How to Properly Display a Military Flag

There are certain guidelines that should be followed when displaying any military flags. This ensures that the proper respect is attributed to the flags while also creating a consistent display across different facilities and events. Use these tips to ensure that your military flags are displayed in the correct manner.

Order of Precedence

One of the most important matters when deciding how to properly display a military flag is setting the flags out in the correct order of precedence. For military flags, that order from left to right should be:

  • Army
  • Marine Corps
  • Navy
  • Air Force
  • Coast Guard

If displayed on a single pole, the flags should be flown from top to bottom in the order listed above, with Army flying the highest on the pole.

There is one notable exception to this order. When the Coast Guard is serving the Department of the Navy during times of war, the Coast Guard flag should be moved up so that is equal to the Navy flag, with the Navy flag placed just in front of the Coast Guard flag.

Flag Protocol

For each of the military flags, specific protocols should be followed to ensure that each one is displayed correctly. Use the following guidelines when hanging these military flags:

  • Army: The Army flag should be flown above all designated Army posts and in all parades with Army representation. Streamers representing various U.S. Army campaigns may be displayed along with the flag.
  • Marine Corps: The Marine Corps flag should feature a hand-knotted fringe when displayed for official purposes. Scarlet and yellow streamers with tassels at each end may also be displayed along with the flag.
  • Navy: The Navy flag should be flown for any official Navy functions and when Navy officials attend a public gathering. The flag does not have any authorized cords or tassels, but battle streamers measuring up to 4 feet long may be included when on display.
  • Air Force: When displaying the Air Force flag, the eagle’s head should be facing the staff on both sides. A full-size (4’4” x 5’6”) AF flag may have streamers, but smaller versions should not.
  • Coast Guard: There are two official flags for the U.S. Coast Guard. The Ensign is only to be used by official Coast Guard law enforcement, while the Standard should be used for parades and ceremonies.
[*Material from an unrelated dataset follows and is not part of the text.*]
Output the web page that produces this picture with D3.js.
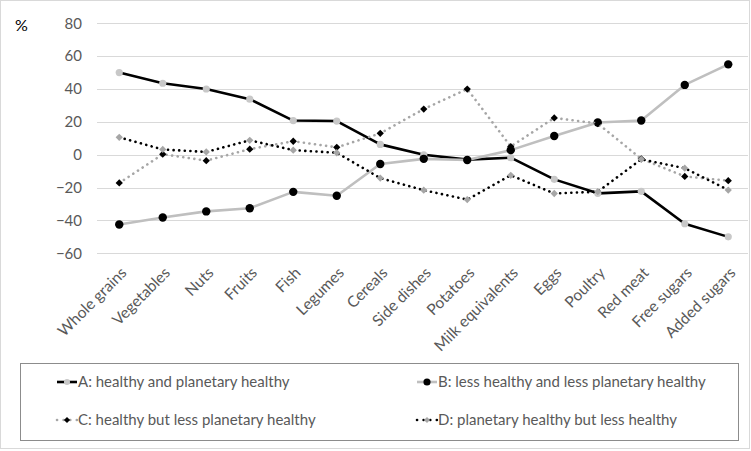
<!DOCTYPE html>
<html>
<head>
<meta charset="utf-8">
<script src="https://cdn.jsdelivr.net/npm/d3@7"></script>
<style>
  html, body { margin: 0; padding: 0; background: #fff; }
  svg { display: block; }
  text { font-family: Lato, "Open Sans", sans-serif; }
</style>
</head>
<body>
<svg id="chart" width="751" height="451"></svg>
<script>
const categories = ["Whole grains", "Vegetables", "Nuts", "Fruits", "Fish", "Legumes", "Cereals",
  "Side dishes", "Potatoes", "Milk equivalents", "Eggs", "Poultry", "Red meat", "Free sugars", "Added sugars"];

const seriesA = [50, 43.5, 40, 33.8, 20.8, 20.5, 6.3, 0, -3, -1.8, -15, -23.5, -22.3, -42, -50];
const seriesB = [-42.5, -38.2, -34.5, -32.6, -22.6, -25, -5.6, -2.5, -3.2, 2.8, 11.4, 19.6, 20.8, 42.5, 55];
const seriesC = [-17.2, 0.3, -3.6, 3.4, 8.2, 4.5, 13, 27.8, 40, 5, 22.4, 19, -2.5, -13.2, -15.8];
const seriesD = [10.6, 3.2, 1.7, 8.8, 2.8, 1.2, -14.2, -21.6, -27.3, -12.5, -23.6, -22.5, -2.8, -8.2, -21.5];

const seriesNames = ["A: healthy and planetary healthy", "B: less healthy and less planetary healthy",
  "C: healthy but less planetary healthy", "D: planetary healthy but less healthy"];

const yTicks = [80, 60, 40, 20, 0, -20, -40, -60];

const styles = [
  { values: seriesA, line: "#000000", dash: null, marker: "circle", fill: "#c8c8c8", r: 3.6 },
  { values: seriesB, line: "#bfbfbf", dash: null, marker: "circle", fill: "#000000", r: 4.2 },
  { values: seriesC, line: "#a6a6a6", dash: "0.1,5.5", marker: "diamond", fill: "#000000", r: 3.6 },
  { values: seriesD, line: "#000000", dash: "0.1,5.5", marker: "diamond", fill: "#a6a6a6", r: 3.6 }
];

const svg = d3.select("#chart");

// outer chart border
svg.append("rect").attr("x", 0.5).attr("y", 0.5).attr("width", 749).attr("height", 448)
  .attr("fill", "#fff").attr("stroke", "#d9d9d9").attr("stroke-width", 1);

const x = d3.scalePoint().domain(categories).range([97.5, 750]).padding(0.5);
const y = d3.scaleLinear().domain([-60, 80]).range([253.3, 23.3]);

// gridlines
svg.append("g").selectAll("line").data(yTicks).join("line")
  .attr("x1", 97).attr("x2", 748)
  .attr("y1", d => Math.round(y(d)) + 0.5).attr("y2", d => Math.round(y(d)) + 0.5)
  .attr("stroke", "#d9d9d9").attr("stroke-width", 1);

// y axis labels
const yAxis = d3.axisLeft(y).tickValues(yTicks).tickSize(0).tickPadding(0);
const gy = svg.append("g").attr("transform", "translate(82,0)").call(yAxis);
gy.select(".domain").remove();
gy.selectAll("text").attr("font-size", 15).attr("fill", "#595959")
  .attr("font-family", "Lato, 'Open Sans', sans-serif");

svg.append("text").attr("x", 15).attr("y", 31).attr("font-size", 16).attr("fill", "#000").text("%");

// x axis labels
const xAxis = d3.axisBottom(x).tickSize(0).tickPadding(0);
const gx = svg.append("g").attr("transform", "translate(0,270)").call(xAxis);
gx.select(".domain").remove();
gx.selectAll("text")
  .attr("font-size", 15.5).attr("fill", "#595959")
  .attr("font-family", "Lato, 'Open Sans', sans-serif")
  .attr("text-anchor", "end")
  .attr("dy", "0.35em")
  .attr("transform", "translate(4,0) rotate(-45)");

function drawMarker(g, s, cx, cy, sizeScale) {
  const r = s.r * sizeScale;
  if (s.marker === "circle") {
    g.append("circle").attr("cx", cx).attr("cy", cy).attr("r", r).attr("fill", s.fill);
  } else {
    g.append("path").attr("transform", `translate(${cx},${cy})`)
      .attr("d", d3.symbol().type(d3.symbolDiamond2).size(r * r * 2.6)()).attr("fill", s.fill);
  }
}

const line = d3.line().x((d, i) => x(categories[i])).y(d => y(d));

styles.forEach((s, si) => {
  const g = svg.append("g");
  g.append("path").datum(s.values).attr("d", line)
    .attr("fill", "none").attr("stroke", s.line).attr("stroke-width", 2.6)
    .attr("stroke-linecap", s.dash ? "round" : "butt")
    .attr("stroke-linejoin", "round")
    .attr("stroke-dasharray", s.dash);
  s.values.forEach((v, i) => drawMarker(g, s, x(categories[i]), y(v), 1));
});

// legend
svg.append("rect").attr("x", 20.5).attr("y", 363.5).attr("width", 718).attr("height", 77)
  .attr("fill", "none").attr("stroke", "#8c8c8c").attr("stroke-width", 1);

const legendPos = [[57, 382], [417, 382], [57, 420], [417, 420]];
styles.forEach((s, si) => {
  const [lx, ly] = legendPos[si];
  const g = svg.append("g");
  g.append("line").attr("x1", lx).attr("x2", lx + 20).attr("y1", ly).attr("y2", ly)
    .attr("stroke", s.line).attr("stroke-width", 2.6)
    .attr("stroke-linecap", s.dash ? "round" : "butt")
    .attr("stroke-dasharray", s.dash ? "0.1,6.5" : null);
  drawMarker(g, s, lx + 10, ly, 0.85);
  g.append("text").attr("x", lx + 21).attr("y", ly).attr("dy", "0.35em")
    .attr("font-size", 15).attr("fill", "#595959").text(seriesNames[si]);
});
</script>
</body>
</html>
There are special considerations that should be taken into account when a POW/MIA flag will also be flown with military flags. Generally, a POW/MIA flag should be flown directly below the U.S. flag when using a single pole. If there is a separate pole available for the POW/MIA flag, it should be displayed on its own directly to the right of the U.S. flag.

U.S. Flags

In many cases, U.S. flags are flown in conjunction with military flags. For that reason, it’s important to keep in mind some of the protocols for correctly display the American flag. When the U.S. flag is included in a military flag displayed, it should be displayed first (farthest to the left). The military flags should be displayed in descending order to the right of the U.S. flag, beginning with the Army flag.
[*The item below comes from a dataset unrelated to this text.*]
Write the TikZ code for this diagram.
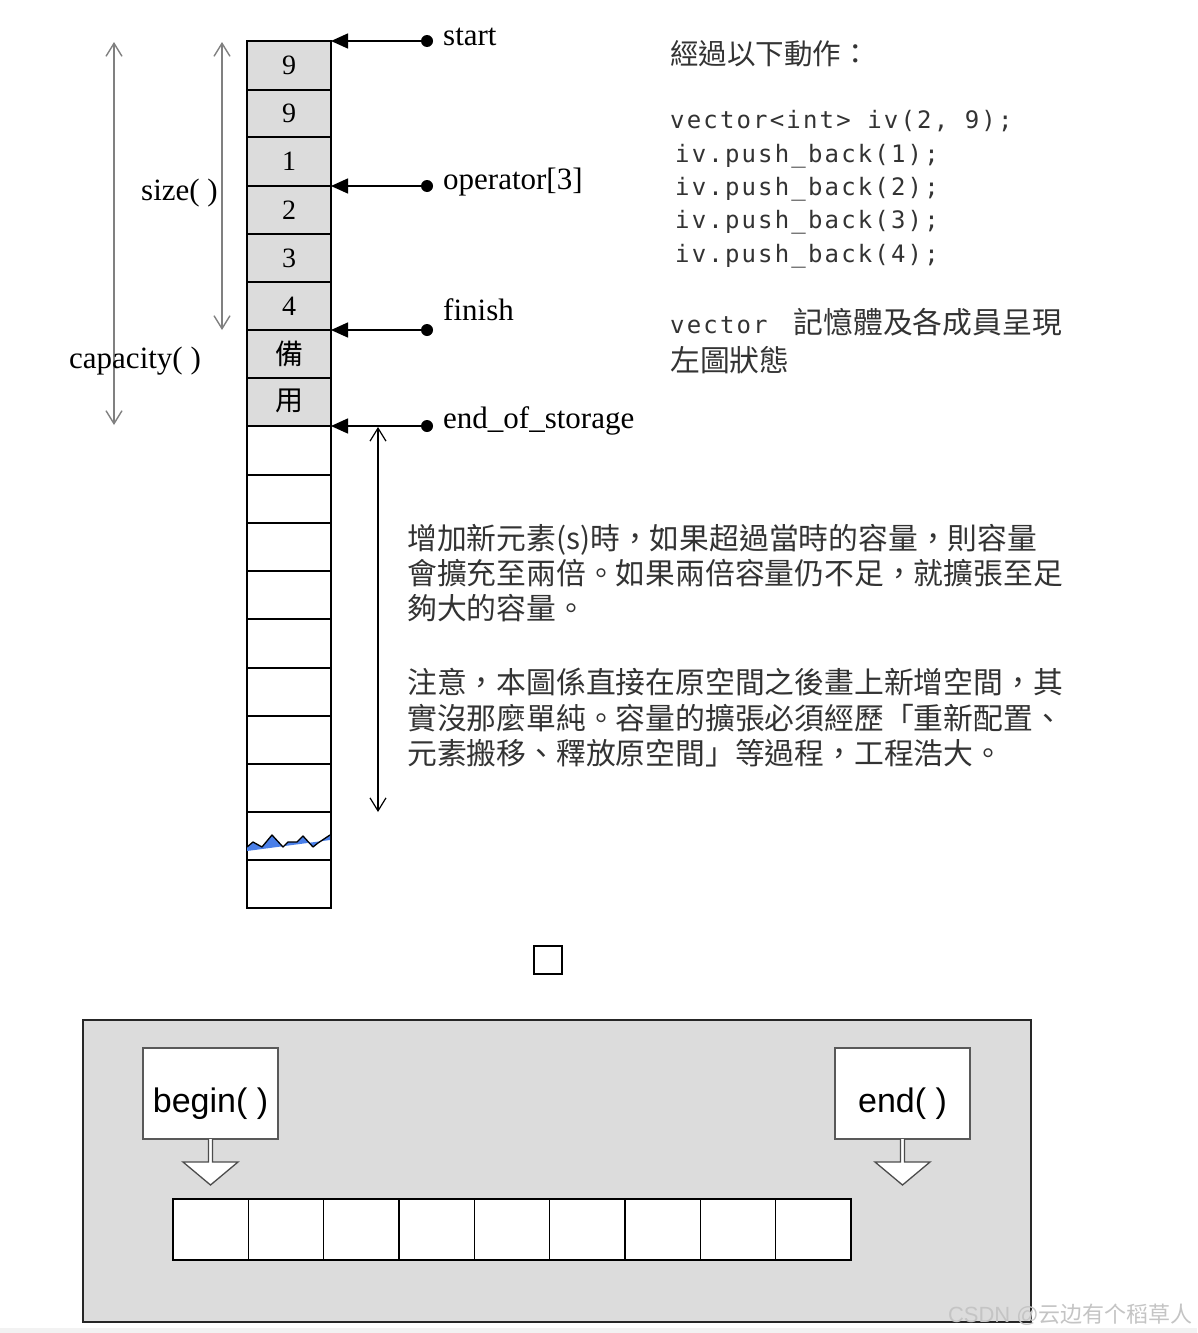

Use these tips to learn how to properly display a military flag for any type of facility or public function. For a great selection of high-quality flags, check out our selection of military flags at Glendale Parade Store.

Flag Display Protocol

Days on which the U.S. flag should be displayed in mourning by Order of Congress:

  • Peace Officer's Memorial Day on May 15th.
  • Memorial Day on the last Monday in May but only until noon.
  • Patriot Day on September 11th.
  • Pearl Harbor Remembrance Day on December 7th.


  • Display the flag with the blue union field up; never display the flag upside down, except as a distress signal.
  • Hold the flag carefully; never let it touch anything beneath it: the ground, shrubs, floor, water, or merchandise.
  • Because the U.S. flag is the symbol of our nation, it should be displayed in the most prominent, most honored position.

On a wall: When the flag is displayed on a wall, it should be displayed with the union uppermost and to the observer's left.

In multi-national flag displays: In the United States, the U.S. flag should be displayed first (to its own right) followed by the flags of all other countries - at equal height and in alphabetical order - to the left (observer's right) of the U.S. flag.

When flags from two or more nations are displayed, the flag code forbids the display of any nation's flag in a position superior to another in time of peace. Each flag should be of approximately equal size and flown at the same height. [The United Nations Headquarters Building in New York City, where the U.N. flag holds the most prominent position, is the only U.S. location exempt from this provision.]

Among subordinate flags: When the U.S. flag is among a group of subordinate flags, the U.S. flag should be at the center and the highest point - the position of prominence.

Displayed from a staff: When displayed from a staff, the flag should hold the position of superior prominence, in advance of the audience, and to the speaker's right (facing the audience). If other flags are also displayed, they should be displayed to the speaker's left.

On a pole: When several flags are flown from the same pole, the U.S. flag should always be at the top - except during church services by naval chaplains at sea when the church pennant may be flown above the U.S. flag on the ship's mast.

On a lapel: When the flag is displayed as a lapel pin, it should be worn on the left lapel near the heart.

In processions: The flag should be to the right of the marchers. When other flags are included, the U.S. flag should be centered in front of the others or carried to their right.

At memorials, burials, and funerals: During these services, the flag should lay over the casket with the blue field covering the head and left shoulder. The flag must not be lowered into the grave or be allowed to touch the ground at any time.